* Start Given information *

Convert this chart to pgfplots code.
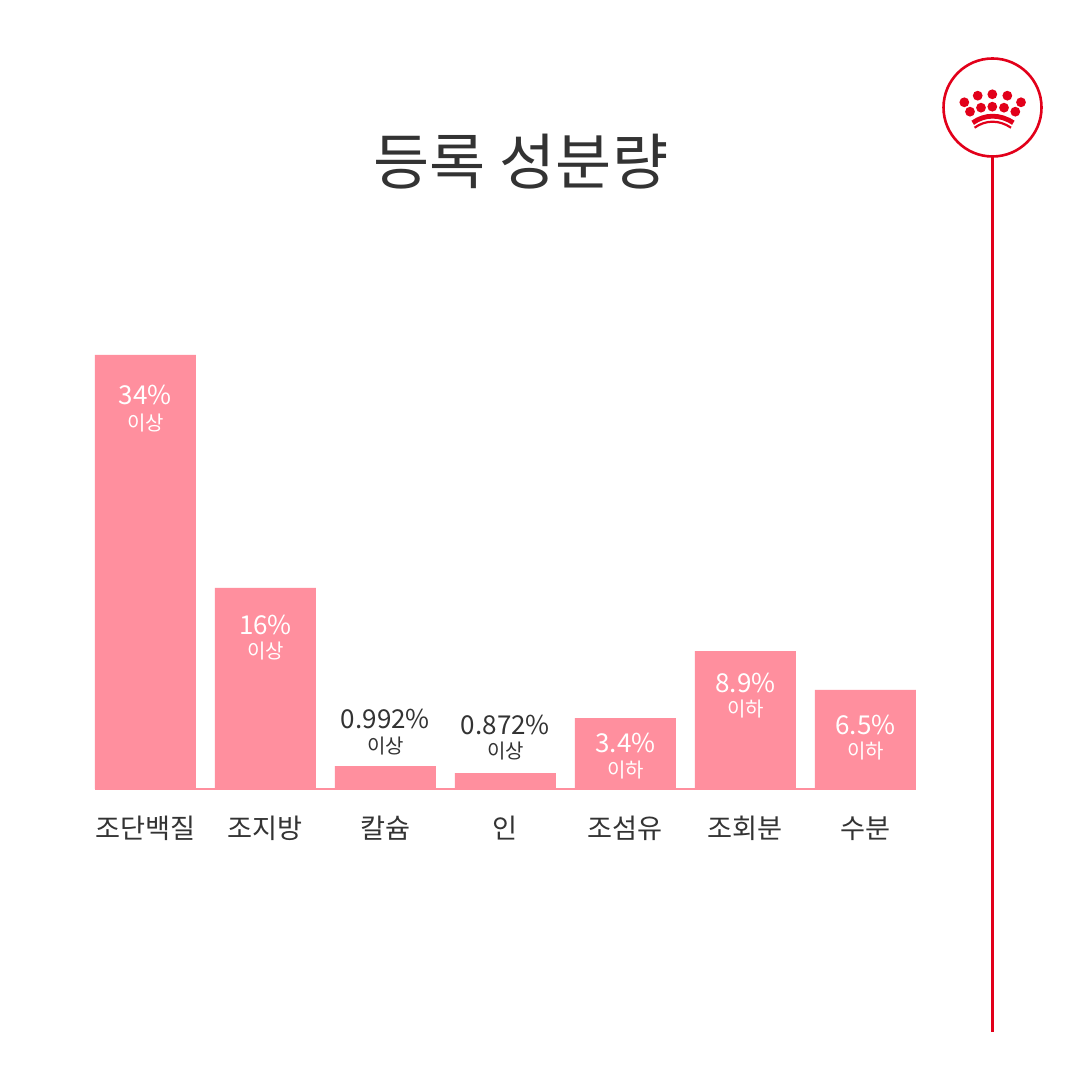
\documentclass[border=0pt]{standalone}
\usepackage{pgfplots}
\pgfplotsset{compat=1.18}
\usepackage{fontspec}
\setmainfont{Noto Sans CJK KR}
\definecolor{barpink}{RGB}{255,143,158}
\definecolor{rcred}{RGB}{226,0,26}
\definecolor{txt}{RGB}{51,51,51}
\begin{document}
\begin{tikzpicture}[x=0.5pt,y=0.5pt]
\fill[white] (0,0) rectangle (1080,1080);
% title
\node[txt, font=\fontsize{30.5}{32}\selectfont, inner sep=0pt] at (521,918.5) {등록 성분량};
% red line and logo
\draw[rcred, line width=1.5pt] (992.5,923) -- (992.5,48);
\fill[white] (992.5,972.5) circle (49);
\draw[rcred, line width=1.3pt] (992.5,972.5) circle (49);
\foreach \px/\py in {977.7/984.3, 992.3/985.7, 1007.3/984.3, 964.3/977.7, 1021/977.7, 970/968.3, 981/972.3, 992.3/973.3, 1004/972.3, 1015.3/968.3}
  \fill[rcred] (\px,\py) circle (4.9);
\draw[rcred, line width=2.4pt] (972.7,957.2) .. controls (985,966) and (1000,966) .. (1013.3,957.2);
\draw[rcred, line width=1.1pt] (974.5,952.3) .. controls (986,960.3) and (999,960.3) .. (1011,952.3);
\begin{axis}[
  at={(47.5pt,145.5pt)}, anchor=south west,
  scale only axis, width=410.4pt, height=255.3pt,
  xmin=-0.42, xmax=6.42, ymin=0, ymax=40,
  axis x line=bottom, axis y line=none,
  x axis line style={barpink, line width=1pt, -},
  xtick={0,1,2,3,4,5,6},
  xticklabels={조단백질,조지방,칼슘,인,조섬유,조회분,수분},
  major tick length=0pt,
  xticklabel style={txt, font=\fontsize{13.6}{15}\selectfont, anchor=center, yshift=-19.75pt},
  ybar, bar width=50.5pt, bar shift=0pt,
  clip=false,
]
\addplot[fill=barpink, draw=none] coordinates {(0,34) (1,15.75) (2,1.80) (3,1.25) (4,5.56) (5,10.81) (6,7.76)};
\tikzset{big/.style={font=\fontsize{13}{15}\selectfont, inner sep=0pt}, small/.style={font=\fontsize{10}{12}\selectfont, inner sep=0pt}}
\node[white, big] at (axis cs:0,30.86) {34\%};
\node[white, small] at (axis cs:0,28.67) {이상};
\node[white, big] at (axis cs:1,12.85) {16\%};
\node[white, small] at (axis cs:1,10.81) {이상};
\node[txt, big] at (axis cs:2,5.52) {0.992\%};
\node[txt, small] at (axis cs:2,3.37) {이상};
\node[txt, big] at (axis cs:3,5.01) {0.872\%};
\node[txt, small] at (axis cs:3,2.98) {이상};
\node[white, big] at (axis cs:4,3.60) {3.4\%};
\node[white, small] at (axis cs:4,1.49) {이하};
\node[white, big] at (axis cs:5,8.30) {8.9\%};
\node[white, small] at (axis cs:5,6.27) {이하};
\node[white, big] at (axis cs:6,5.01) {6.5\%};
\node[white, small] at (axis cs:6,2.98) {이하};
\end{axis}
\end{tikzpicture}
\end{document}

* End Given information *

#### Problem description
All of the lines above should be printed exactly, minus the pictures.

#### Result
Convert this chart to pgfplots code.
\documentclass[border=0pt]{standalone}
\usepackage{pgfplots}
\pgfplotsset{compat=1.18}
\usepackage{fontspec}
\setmainfont{Noto Sans CJK KR}
\definecolor{barpink}{RGB}{255,143,158}
\definecolor{rcred}{RGB}{226,0,26}
\definecolor{txt}{RGB}{51,51,51}
\begin{document}
\begin{tikzpicture}[x=0.5pt,y=0.5pt]
\fill[white] (0,0) rectangle (1080,1080);
% title
\node[txt, font=\fontsize{30.5}{32}\selectfont, inner sep=0pt] at (521,918.5) {등록 성분량};
% red line and logo
\draw[rcred, line width=1.5pt] (992.5,923) -- (992.5,48);
\fill[white] (992.5,972.5) circle (49);
\draw[rcred, line width=1.3pt] (992.5,972.5) circle (49);
\foreach \px/\py in {977.7/984.3, 992.3/985.7, 1007.3/984.3, 964.3/977.7, 1021/977.7, 970/968.3, 981/972.3, 992.3/973.3, 1004/972.3, 1015.3/968.3}
  \fill[rcred] (\px,\py) circle (4.9);
\draw[rcred, line width=2.4pt] (972.7,957.2) .. controls (985,966) and (1000,966) .. (1013.3,957.2);
\draw[rcred, line width=1.1pt] (974.5,952.3) .. controls (986,960.3) and (999,960.3) .. (1011,952.3);
\begin{axis}[
  at={(47.5pt,145.5pt)}, anchor=south west,
  scale only axis, width=410.4pt, height=255.3pt,
  xmin=-0.42, xmax=6.42, ymin=0, ymax=40,
  axis x line=bottom, axis y line=none,
  x axis line style={barpink, line width=1pt, -},
  xtick={0,1,2,3,4,5,6},
  xticklabels={조단백질,조지방,칼슘,인,조섬유,조회분,수분},
  major tick length=0pt,
  xticklabel style={txt, font=\fontsize{13.6}{15}\selectfont, anchor=center, yshift=-19.75pt},
  ybar, bar width=50.5pt, bar shift=0pt,
  clip=false,
]
\addplot[fill=barpink, draw=none] coordinates {(0,34) (1,15.75) (2,1.80) (3,1.25) (4,5.56) (5,10.81) (6,7.76)};
\tikzset{big/.style={font=\fontsize{13}{15}\selectfont, inner sep=0pt}, small/.style={font=\fontsize{10}{12}\selectfont, inner sep=0pt}}
\node[white, big] at (axis cs:0,30.86) {34\%};
\node[white, small] at (axis cs:0,28.67) {이상};
\node[white, big] at (axis cs:1,12.85) {16\%};
\node[white, small] at (axis cs:1,10.81) {이상};
\node[txt, big] at (axis cs:2,5.52) {0.992\%};
\node[txt, small] at (axis cs:2,3.37) {이상};
\node[txt, big] at (axis cs:3,5.01) {0.872\%};
\node[txt, small] at (axis cs:3,2.98) {이상};
\node[white, big] at (axis cs:4,3.60) {3.4\%};
\node[white, small] at (axis cs:4,1.49) {이하};
\node[white, big] at (axis cs:5,8.30) {8.9\%};
\node[white, small] at (axis cs:5,6.27) {이하};
\node[white, big] at (axis cs:6,5.01) {6.5\%};
\node[white, small] at (axis cs:6,2.98) {이하};
\end{axis}
\end{tikzpicture}
\end{document}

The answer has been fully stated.